Introducing the Less Assistant
A new way to interact with Less

You can now ask the assistant about your workspace and have it do the work for you. It explores your catalog, traces lineage, reads job logs, and answers questions about your data - and when you ask it to, it makes changes: running assets, editing configuration, creating sources and destinations, and managing access.
The assistant does the legwork; you stay in control. Anything that changes your workspace happens at your request, and credentials are handled separately from the model (more on that below).

Here's what it can do:
Understand your workspace and models. Ask it to find any source, destination, model, table, or orchestration, and it explains how they fit together. It reads metadata and configuration, traces lineage upstream and downstream ("where does this data come from?"), reads change history ("when did this break?"), walks a model step by step in plain English, diffs two model versions, and runs semantic search across pipelines ("which models filter on column X?").
Monitor jobs and debug failures. Get run counts by status over any date range, open individual runs with deep links to their logs, and read the logs themselves — error-level by default, or in full for "which step was slowest?"

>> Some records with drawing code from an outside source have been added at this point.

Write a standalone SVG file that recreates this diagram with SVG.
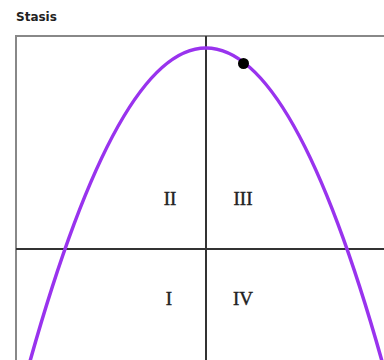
<svg xmlns="http://www.w3.org/2000/svg" width="384" height="360" viewBox="0 0 384 360">
<style>
.title{font-family:"DejaVu Sans",Verdana,sans-serif;font-weight:bold;font-size:12px;fill:#222}
.q{font-family:"Liberation Serif","Times New Roman",serif;font-size:19px;fill:#222;text-anchor:middle;stroke:#222;stroke-width:0.4}
.axis{stroke:#333;stroke-width:2;fill:none}
.frame{stroke:#888;stroke-width:2;fill:none}
.curve{stroke:#9933ee;stroke-width:3.5;fill:none}
</style>
<rect width="384" height="360" fill="#fff"/>
<text class="title" x="16" y="21">Stasis</text>
<g id="frame"><path class="frame" d="M16,362 V36 H386"/></g>
<g id="connectors">
<line class="axis" x1="206" y1="36" x2="206" y2="362"/>
<line class="axis" x1="16" y1="249" x2="386" y2="249"/>
<path class="curve" d="M30,361.2 Q206,-265.2 382,361.2"/>
</g>
<g id="point"><circle cx="243.5" cy="63.5" r="5.5" fill="#000"/></g>
<g id="q2"><text class="q" x="170" y="205">II</text></g>
<g id="q3"><text class="q" x="243" y="205">III</text></g>
<g id="q1"><text class="q" x="169" y="305">I</text></g>
<g id="q4"><text class="q" x="243" y="305">IV</text></g>
</svg>
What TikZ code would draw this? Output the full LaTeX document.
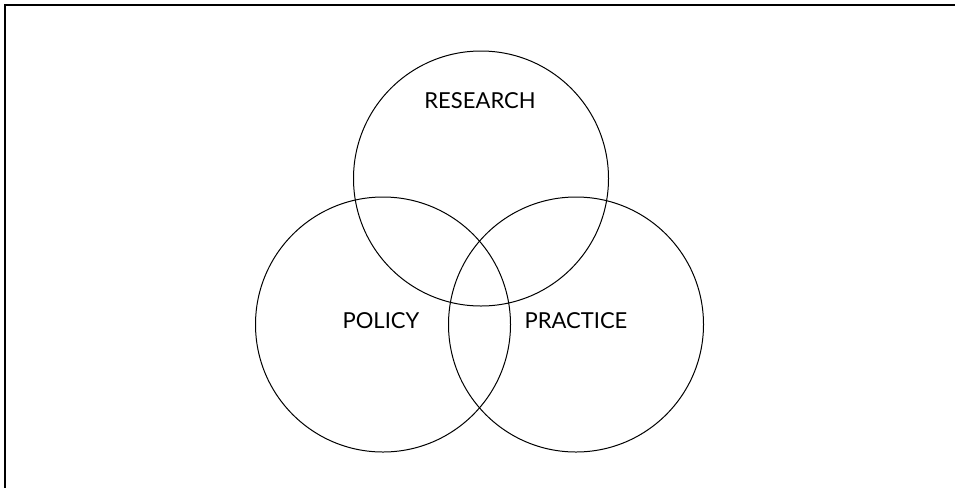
\documentclass[tikz,border=0pt]{standalone}
\usepackage{fontspec}
\setmainfont{Lato}
\begin{document}
\begin{tikzpicture}[x=1pt,y=-1pt,
  venn/.style={draw=black,line width=1pt},
  lbl/.style={font=\fontsize{22}{26}\selectfont,inner sep=0pt,anchor=center},
  frame/.style={draw=black,line width=1.5pt}]
\useasboundingbox (0,0) rectangle (955,488);
\coordinate (tl) at (5,5);
\coordinate (tr) at (955,5);
\coordinate (bl) at (5,488);
\draw[frame] (tr) -- (tl) -- (bl);
\node[venn,circle,minimum size=255pt,inner sep=0pt] (research) at (481,178.5) {};
\node[venn,circle,minimum size=255pt,inner sep=0pt] (policy) at (383,324.5) {};
\node[venn,circle,minimum size=255pt,inner sep=0pt] (practice) at (576,324.5) {};
\node[lbl] (tresearch) at (480,101) {RESEARCH};
\node[lbl] (tpolicy) at (381,321) {POLICY};
\node[lbl] (tpractice) at (576,321) {PRACTICE};
\end{tikzpicture}
\end{document}
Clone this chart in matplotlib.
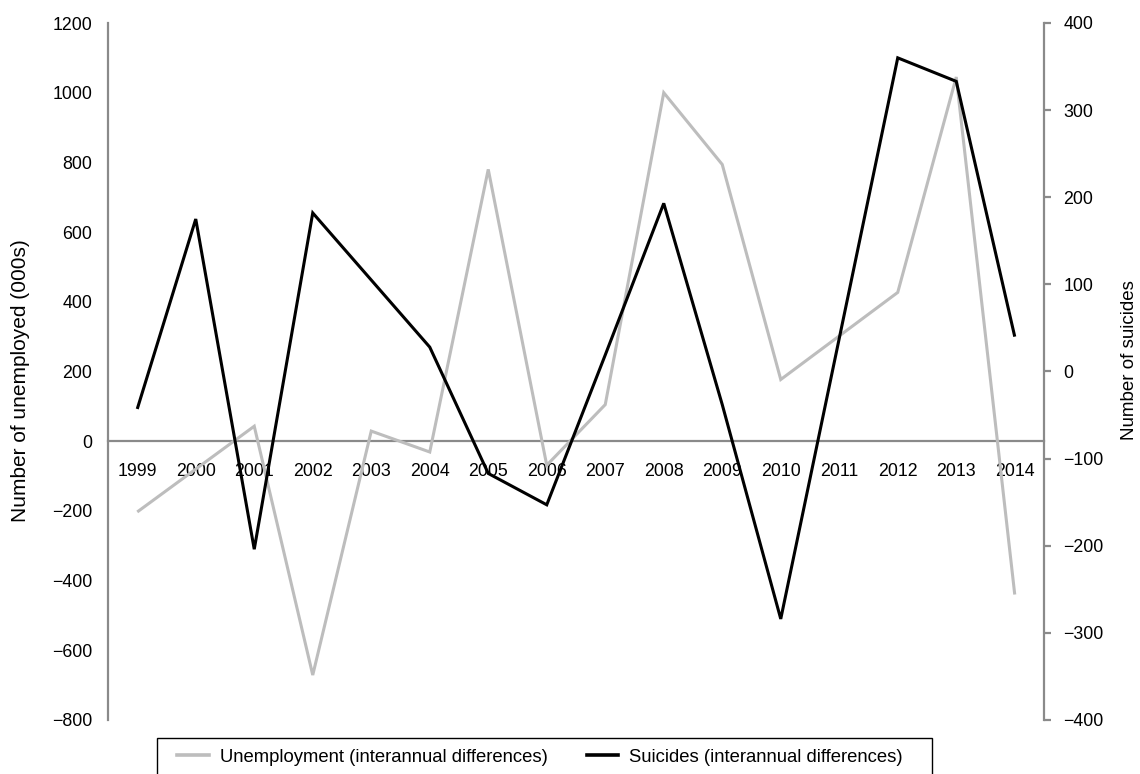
import matplotlib
matplotlib.use("Agg")
import matplotlib.pyplot as plt
from matplotlib.lines import Line2D
from matplotlib.patches import Rectangle
import numpy as np

# Interannual differences, 1999-2014
years = [str(y) for y in range(1999, 2015)]
unemployment = [-203, -80, 43, -671, 29, -31, 780, -69, 105, 1000, 794, 177, 302, 427, 1045, -440]
suicides = [-43, 175, -204, 182, 105, 28, -117, -153, 19, 193, -38, -284, 38, 360, 333, 40]

left_ticks = list(range(-800, 1201, 200))
right_ticks = list(range(-400, 401, 100))

plt.rcParams["font.family"] = ["Liberation Sans", "DejaVu Sans"]
FS = 12.8
LEFT_LABEL_FS = 15
RIGHT_LABEL_FS = 13.5
LEG_FS = 13.3
AXIS_GREY = "#8a8a8a"
UNEMP_GREY = "#bdbdbd"

W, H = 1140, 774
fig = plt.figure(figsize=(W / 100, H / 100), dpi=100)
ax = fig.add_axes([108 / W, 1 - 720 / H, 936 / W, 697 / H])
ax2 = ax.twinx()

x = np.arange(len(years))
ax.plot(x, unemployment, color=UNEMP_GREY, lw=2.2,
        solid_joinstyle="miter", solid_capstyle="butt", zorder=3)
ax2.plot(x, suicides, color="black", lw=2.2,
         solid_joinstyle="miter", solid_capstyle="butt", zorder=3)

ax.set_xlim(-0.5, len(years) - 0.5)
ax.set_ylim(-800, 1200)
ax2.set_ylim(-400, 400)
ax.set_yticks(left_ticks)
ax2.set_yticks(right_ticks)
ax.set_xticks(x)
ax.set_xticklabels(years)

# spines: left, right and a zero line carrying the year labels
for s in ["top", "right"]:
    ax.spines[s].set_visible(False)
ax.spines["left"].set_color(AXIS_GREY)
ax.spines["left"].set_linewidth(1.6)
ax.spines["bottom"].set_position(("data", 0))
ax.spines["bottom"].set_color(AXIS_GREY)
ax.spines["bottom"].set_linewidth(1.6)
for s in ["top", "left", "bottom"]:
    ax2.spines[s].set_visible(False)
ax2.spines["right"].set_color(AXIS_GREY)
ax2.spines["right"].set_linewidth(1.6)

ax.tick_params(axis="y", length=0, pad=11.5, labelsize=FS)
ax.tick_params(axis="x", length=0, pad=16, labelsize=FS)
ax2.tick_params(axis="y", length=5, width=1.6, color=AXIS_GREY,
                direction="out", pad=9, labelsize=FS)

fig.text(21 / W, 1 - 381 / H, "Number of unemployed (000s)", rotation=90,
         ha="center", va="center", fontsize=LEFT_LABEL_FS)
fig.text(1130 / W, 1 - 360 / H, "Number of suicides", rotation=90,
         ha="center", va="center", fontsize=RIGHT_LABEL_FS)

# legend: entries without frame, box drawn separately (runs off the bottom edge)
handles = [Line2D([], [], color=UNEMP_GREY, lw=2.6),
           Line2D([], [], color="black", lw=2.6)]
labels = ["Unemployment (interannual differences)", "Suicides (interannual differences)"]
leg = fig.legend(handles, labels, loc="center left",
                 bbox_to_anchor=(170 / W, 1 - 757 / H), ncol=2,
                 frameon=False, fontsize=LEG_FS, handlelength=1.7,
                 handletextpad=0.6, columnspacing=2.1,
                 borderaxespad=0, borderpad=0.4)
fig.patches.append(Rectangle((157 / W, -0.01), (932 - 157) / W, 0.01 + (774 - 738) / H,
                             transform=fig.transFigure, fill=False,
                             edgecolor="black", linewidth=1.0))

fig.savefig("out.png", dpi=100)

Analyze your data. Ask questions of your verified tables and get a direct answer back, along with a plain-English explanation of how the assistant arrived at it.
Act on assets. Run an asset on demand, set or clear schedules (cron, with timezones handled), edit basics like name, description, table prefix, and compute size, patch connector configuration (including reordering orchestration pipelines), create and move folders, duplicate assets (folders included), and publish a model version.
Create sources and destinations. The assistant walks you through a new connection end to end — browsing connector types, checking requirements, collecting credentials or OAuth, testing database connections, and selecting Google Sheets or SharePoint files. Secrets are collected in a dedicated form and never pass through the model.
Manage access. Find users, list and create groups, add members, inspect roles and folder permissions, and set a group's role on a folder.
Why it's accurate. Everything is backed by a transaction log with real data, not just metadata. And because Less is no-code, every transformation is structured and explicit, so the assistant can reason about what each step does without guessing.
What's next. The assistant doesn't build or edit models on the Canvas yet. That's what we're working on now.